For the case of a sum of real numbers, if there is an integer m
in the interval ( n/e+1/2, n/e+1/2+e/(24n)+e^3/(1920n^3) )
then (n/m)^m > (n/(m-1))^(m-1) even though m is further from n/e.

However I can't find any n with an integer in that range.  I tried
up to 10^11 but some rounding error could have caused me to
miss one.

As Franklin says, the continued fraction of e is relevant.

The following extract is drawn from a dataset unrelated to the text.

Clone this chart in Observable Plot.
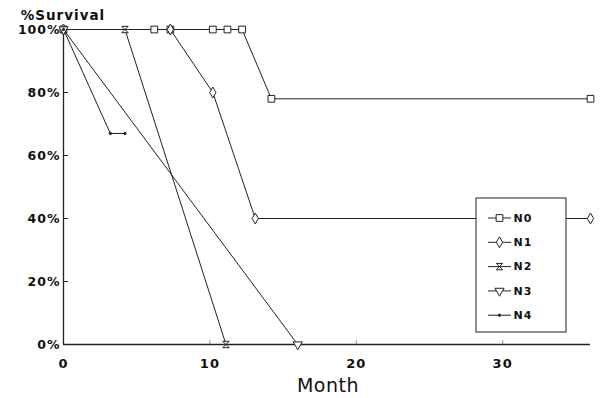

On 20/10/20 3:37 am, Frank Adams-watters via SeqFan wrote:
> I think it's probably true. To try to prove it, I would want to start by looking at the continued fraction for e.
> Franklin T. Adams-Watters
> -----Original Message-----
> From: Jack Grahl <jack.grahl at gmail.com>
> To: Sequence Fanatics Discussion list <seqfan at list.seqfan.eu>
> Sent: Sun, Oct 18, 2020 4:31 am
> Subject: [seqfan] Maximizing product for a fixed sum n
> Dear all,
> Suppose I wish to find some set of positive numbers a1,a2...,ak such that
> their sum is n, and their product is as large as possible. Clearly, if I
> fix the cardinality k, the optimal solution is k copies of n/k. What is the
> best choice of k? In other words, what is the natural number k which
> maximises (n/k)^k?
> Calculus shows that, if we replace integer k by real number x, x = n/e is
> optimal, and hence than either k = floor(n/e) or k = ceil(n/e) is the
> optimal integer solution, with the choice of floor and ceiling possibly
> depending on n.
> Experimentation shows that in fact the best k is the closest integer to n/e
> for all 2 <= n <= 1000. (n = 4 is slightly exceptional, as the closest
> integer to 4/e is 1, but there is a tie between 1 and 2 for the optimal
> value of k, using the well known result that 2*2 = 4.)
> 1. Can anyone show that the closest integer to n/e must always be optimal?
> 2. If so, we could add the sequence 'closest integer to n/e' with a remark
> that it solves the above problem. If not, we could add both sequences, with
> a remark that they are conjectured to be the same.